SENSE OF HUMOR


"What of his sense of humor?"

"Well, he has to see a joke twice before he sees it once."



--_Richard Kirk_.





"A sense of humor is a help and a blessing through life," says Rear

Admiral Buhler. "But even a sense of humor may exist in excess. I have

in mind the case of a British soldier who was sentenced to be flogged.

During the flogging he laughed continually. The harder the
ash was laid

on, the harder the soldier laughed.





"'Wot's so funny about bein' flogged?' demanded the sergeant.



"'Why,' the soldier chuckled, 'I'm the wrong man.'"





Mark Twain once approached a friend, a business man, and confided to him

that he needed the assistance of a stenographer.
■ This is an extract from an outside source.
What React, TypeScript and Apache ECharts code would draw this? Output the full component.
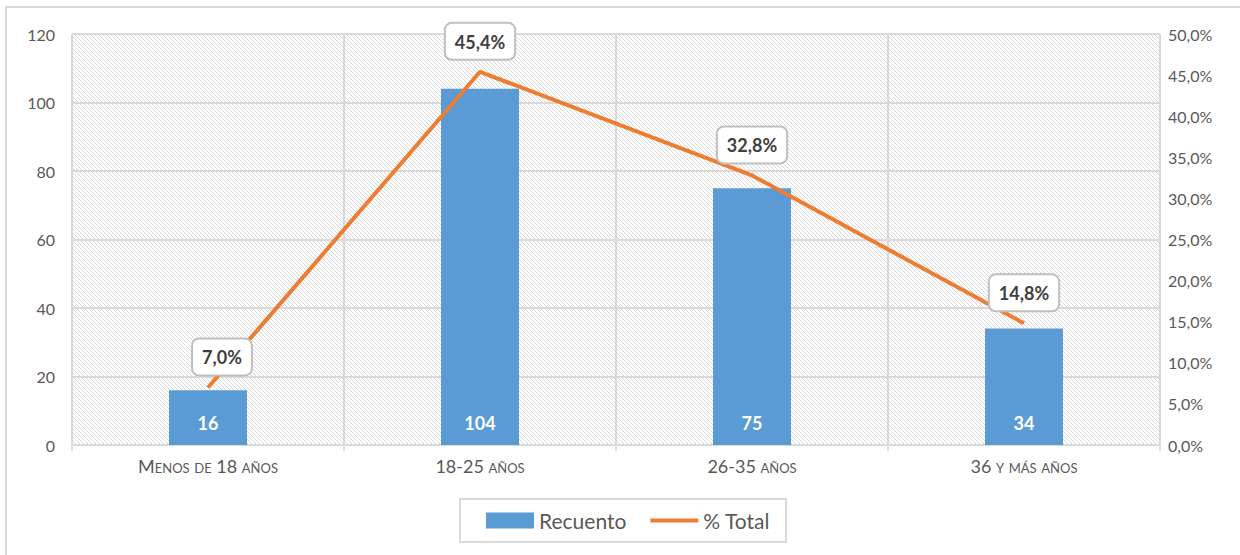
import React, { useEffect, useRef } from "react";
import * as echarts from "echarts";

const categories = ["Menos de 18 años", "18-25 años", "26-35 años", "36 y más años"];
const recuento = [16, 104, 75, 34];
const pctTotal = [7.0, 45.4, 32.8, 14.8];
const leftTicks = { min: 0, max: 120, interval: 20 };
const rightTicks = { min: 0, max: 50, interval: 5 };
const seriesNames = ["Recuento", "% Total"];

function makeHatch() {
  const c = document.createElement("canvas");
  c.width = 4;
  c.height = 4;
  const ctx = c.getContext("2d")!;
  ctx.fillStyle = "#ffffff";
  ctx.fillRect(0, 0, 4, 4);
  ctx.fillStyle = "#d9d9d9";
  for (let i = 0; i < 4; i++) ctx.fillRect(i, i, 1, 1);
  return c;
}

const fmtPct = (v: number) => v.toFixed(1).replace(".", ",") + "%";

export default function App() {
  const ref = useRef<HTMLDivElement>(null);
  useEffect(() => {
    document.body.style.margin = "0";
    const chart = echarts.init(ref.current!, undefined, { renderer: "svg" });
    const hatch = makeHatch();
    const font = "Lato, 'Open Sans', sans-serif";
    chart.setOption({
      animation: false,
      textStyle: { fontFamily: font },
      grid: {
        left: 72,
        right: 80,
        top: 34,
        bottom: 110,
        show: true,
        borderWidth: 0,
        backgroundColor: { image: hatch, repeat: "repeat", imageWidth: 4, imageHeight: 4 },
      },
      graphic: [
        {
          type: "rect",
          shape: { x: 6, y: 7, width: 1300, height: 600 },
          style: { fill: "none", stroke: "#d9d9d9", lineWidth: 2 },
          silent: true,
        },
      ],
      legend: {
        left: 460,
        top: 499,
        padding: [11, 16, 11, 26],
        borderColor: "#d9d9d9",
        borderWidth: 2,
        itemWidth: 48,
        itemHeight: 16,
        itemGap: 24,
        textStyle: { color: "#595959", fontSize: 21, fontFamily: font },
        data: [
          { name: seriesNames[0], icon: "rect" },
          {
            name: seriesNames[1],
            icon: "path://M0,0 M50,16 M0,6 L50,6 L50,10 L0,10 Z",
            itemStyle: { color: "#ed7d31" },
          },
        ],
      },
      xAxis: {
        type: "category",
        data: categories,
        boundaryGap: true,
        axisLine: { lineStyle: { color: "#d9d9d9", width: 2 } },
        axisTick: { show: true, length: 6, lineStyle: { color: "#d9d9d9", width: 1.5 } },
        splitLine: { show: true, lineStyle: { color: "#d9d9d9", width: 2 } },
        axisLabel: {
          color: "#595959",
          fontSize: 18,
          fontFamily: "Lato;font-variant:small-caps",
          margin: 16,
        },
      },
      yAxis: [
        {
          type: "value",
          min: leftTicks.min,
          max: leftTicks.max,
          interval: leftTicks.interval,
          axisLine: { show: false },
          axisTick: { show: false },
          splitLine: { show: true, lineStyle: { color: "#d9d9d9", width: 2 } },
          axisLabel: { color: "#595959", fontSize: 16, margin: 17, fontFamily: font },
        },
        {
          type: "value",
          min: rightTicks.min,
          max: rightTicks.max,
          interval: rightTicks.interval,
          axisLine: { show: false },
          axisTick: { show: false },
          splitLine: { show: false },
          axisLabel: {
            color: "#595959",
            fontSize: 16,
            margin: 8,
            fontFamily: font,
            formatter: (v: number) => fmtPct(v),
          },
        },
      ],
      series: [
        {
          name: seriesNames[0],
          type: "bar",
          data: recuento,
          barWidth: 78,
          itemStyle: { color: "#5b9bd5" },
          label: {
            show: true,
            position: "insideBottom",
            distance: 13,
            color: "#ffffff",
            fontWeight: "bold",
            fontSize: 18,
            fontFamily: font,
          },
        },
        {
          name: seriesNames[1],
          type: "line",
          yAxisIndex: 1,
          data: pctTotal.map((v, i) =>
            i === 0 ? { value: v, label: { offset: [14, 0] } } : v
          ),
          symbol: "circle",
          symbolSize: 2,
          showSymbol: true,
          showAllSymbol: true,
          lineStyle: { color: "#ed7d31", width: 4 },
          itemStyle: { color: "rgba(0,0,0,0)" },
          label: {
            show: true,
            position: "top",
            distance: 12,
            formatter: (p: any) => fmtPct(p.value),
            color: "#404040",
            fontWeight: "bold",
            fontSize: 18,
            fontFamily: font,
            backgroundColor: "#ffffff",
            borderColor: "#bfbfbf",
            borderWidth: 2,
            borderRadius: 6,
            padding: [9, 9, 8, 9],
          },
          z: 5,
        },
      ],
    });
    return () => chart.dispose();
  }, []);
  return <div ref={ref} style={{ width: 1240, height: 555 }} />;
}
"I can send you one, a fine young fellow," the friend said, "He came to

my office yesterday in search of a position, but I didn't have an

opening."



"Has he a sense of humor?" Mark asked cautiously.



"A sense of humor? He has--in fact, he got off one or two pretty witty

things himself yesterday," the friend hastened to assure him.



"Sorry, but he won't do, then," Mark said.



"Won't do? Why?"



"No," said Mark. "I had one once before with a sense of humor, and it

interfered too much with the work. I cannot afford to pay a man two

dollars a day for laughing."





The perception of the ludicrous is a pledge of sanity.--_Emerson_.